--- START SOURCE EXCERPT ---

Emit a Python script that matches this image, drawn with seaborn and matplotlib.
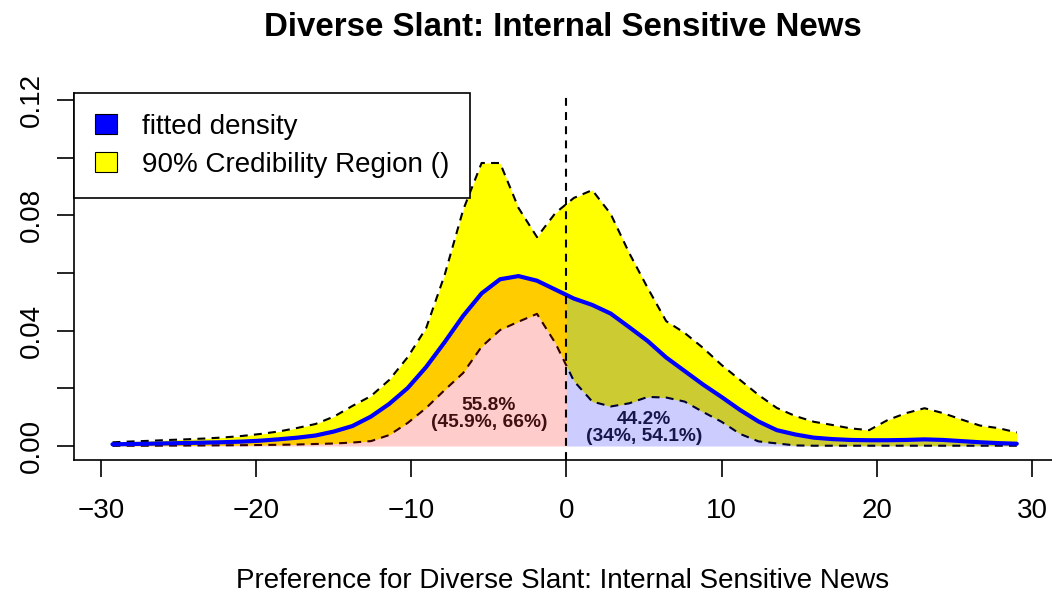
import matplotlib
matplotlib.use("Agg")
import matplotlib.pyplot as plt
import numpy as np
import seaborn as sns
from matplotlib.patches import Patch

sns.set_theme(style="white")
plt.rcParams['font.family'] = ['Liberation Sans', 'DejaVu Sans']
plt.rcParams['text.color'] = 'black'

# grid of slant values
slant = [-29.25, -28.06, -26.87, -25.68, -24.49, -23.31, -22.12, -20.93, -19.74, -18.55,
         -17.36, -16.17, -14.98, -13.79, -12.60, -11.42, -10.23, -9.04, -7.85, -6.66,
         -5.47, -4.28, -3.09, -1.90, -0.71, 0.48, 1.66, 2.85, 4.04, 5.23,
         6.42, 7.61, 8.80, 9.99, 11.18, 12.37, 13.55, 14.74, 15.93, 17.12,
         18.31, 19.50, 20.69, 21.88, 23.07, 24.26, 25.44, 26.63, 27.82, 29.01]

# fitted density
density = [0.00059, 0.00069, 0.00080, 0.00094, 0.00104, 0.00118, 0.00132, 0.00153, 0.00184, 0.00232,
           0.00288, 0.00364, 0.00503, 0.00693, 0.0102, 0.0146, 0.0201, 0.0274, 0.0360, 0.0451,
           0.0529, 0.0578, 0.0589, 0.0573, 0.0542, 0.0511, 0.0489, 0.0459, 0.0412, 0.0364,
           0.0307, 0.0260, 0.0213, 0.0170, 0.0125, 0.0085, 0.0055, 0.0040, 0.0029, 0.0024,
           0.0021, 0.0020, 0.0020, 0.0021, 0.0023, 0.0021, 0.0017, 0.0013, 0.0010, 0.0008]

# 90% credibility region bounds
upper = [0.00128, 0.00156, 0.0018, 0.00208, 0.00232, 0.0026, 0.00295, 0.00347, 0.00416, 0.00503,
         0.00624, 0.00763, 0.0102, 0.0139, 0.0173, 0.0229, 0.0308, 0.0409, 0.0593, 0.0818,
         0.0981, 0.0981, 0.0825, 0.0724, 0.0808, 0.0860, 0.0887, 0.0804, 0.0669, 0.0548,
         0.0433, 0.0392, 0.0340, 0.0281, 0.0229, 0.0177, 0.0132, 0.0104, 0.0084, 0.0073,
         0.0061, 0.0055, 0.0090, 0.0114, 0.0131, 0.0114, 0.0092, 0.0071, 0.0062, 0.0047]
lower = [0.00007, 0.0001, 0.0001, 0.00014, 0.00017, 0.0002, 0.00024, 0.00028, 0.00035, 0.00042,
         0.00052, 0.0007, 0.00087, 0.0012, 0.0017, 0.0038, 0.0080, 0.0132, 0.0194, 0.0253,
         0.0344, 0.0402, 0.0431, 0.0458, 0.0356, 0.0225, 0.0154, 0.0137, 0.0148, 0.0170,
         0.0168, 0.0154, 0.0118, 0.0084, 0.0042, 0.0016, 0.0009, 0.0002, 0.0001, 0.0001,
         0.0001, 0.0001, 0.0001, 0.0001, 0.0001, 0.0001, 0.0001, 0.0001, 0.0001, 0.0001]

# share of mass left / right of zero, with intervals
share_labels = ["55.8%\n(45.9%, 66%)", "44.2%\n(34%, 54.1%)"]
share_x = [-5.0, 5.0]
share_y = [0.0111, 0.0062]

x = np.array(slant)
d = np.array(density)
dash = (0, (3.8, 3.0))

fig = plt.figure(figsize=(10.52, 5.96), dpi=100)
ax = fig.add_axes([74 / 1052, 136 / 596, 978 / 1052, 367 / 596])

# credibility band
ax.fill_between(x, lower, upper, color='#FFFF00', lw=0, zorder=1)
sns.lineplot(x=x, y=upper, color='black', lw=1.5, linestyle=dash, ax=ax, zorder=2)
sns.lineplot(x=x, y=lower, color='black', lw=1.5, linestyle=dash, ax=ax, zorder=2)

# split mass at zero
xs = np.sort(np.append(x, 0.0))
ds = np.interp(xs, x, d)
ax.fill_between(xs, 0, ds, where=xs <= 0, color='red', alpha=0.2, lw=0, zorder=3)
ax.fill_between(xs, 0, ds, where=xs >= 0, color='blue', alpha=0.2, lw=0, zorder=3)

sns.lineplot(x=x, y=d, color='#0000FF', lw=3, ax=ax, zorder=4)
ax.axvline(0, color='black', lw=1.5, linestyle=dash, zorder=5)

for lab, tx, ty, c in zip(share_labels, share_x, share_y, ['#3F1010', '#16164A']):
    ax.text(tx, ty, lab, ha='center', va='center', fontsize=13.8, fontweight='bold',
            color=c, linespacing=1.0, zorder=6)

ax.set_xlim(-31.73, 31.28)
ax.set_ylim(-0.00485, 0.12236)
ax.set_xticks([-30, -20, -10, 0, 10, 20, 30])
ax.set_xticklabels(['\u221230', '\u221220', '\u221210', '0', '10', '20', '30'])
yt = [0, 0.02, 0.04, 0.06, 0.08, 0.10, 0.12]
ax.set_yticks(yt)
ax.set_yticklabels(['0.00', '', '0.04', '', '0.08', '', '0.12'], rotation=90, va='center')

for s in ['top', 'right']:
    ax.spines[s].set_visible(False)
for s in ['left', 'bottom']:
    ax.spines[s].set_color('black')
    ax.spines[s].set_linewidth(1.2)
ax.tick_params(axis='both', direction='out', length=12.2, width=1.2, color='black',
               labelsize=20, labelcolor='black', bottom=True, left=True)
ax.tick_params(axis='x', pad=15)
ax.tick_params(axis='y', pad=8.7)

ax.set_xlabel("Preference for Diverse Slant: Internal Sensitive News", fontsize=20,
              color='black', labelpad=32)
ax.set_ylabel("")
ax.set_title("Diverse Slant: Internal Sensitive News", fontsize=23.8, fontweight='bold',
             color='black', pad=41)

handles = [Patch(facecolor='#0000FF', edgecolor='black', lw=0.8),
           Patch(facecolor='#FFFF00', edgecolor='black', lw=0.8)]
leg = ax.legend(handles, ['fitted density', '90% Credibility Region ()'], loc='upper left',
                bbox_to_anchor=(0, 1), borderaxespad=0, fontsize=20, frameon=True,
                fancybox=False, framealpha=1, edgecolor='black', handlelength=0.78,
                handleheight=0.75, handletextpad=0.9, borderpad=0.75, labelspacing=0.42)
leg.get_frame().set_linewidth(1.2)
for t in leg.get_texts():
    t.set_color('black')
leg.set_zorder(10)

fig.savefig("out.png", dpi=100)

--- END SOURCE EXCERPT ---

*DO THIS*: Every line from the start of the listing above through the line with "plt.rcParams['text.color'] = 'black'" should be repeated exactly; skip the pictures and add nothing else.

*WRITTEN ANSWER*:
Emit a Python script that matches this image, drawn with seaborn and matplotlib.
import matplotlib
matplotlib.use("Agg")
import matplotlib.pyplot as plt
import numpy as np
import seaborn as sns
from matplotlib.patches import Patch

sns.set_theme(style="white")
plt.rcParams['font.family'] = ['Liberation Sans', 'DejaVu Sans']
plt.rcParams['text.color'] = 'black'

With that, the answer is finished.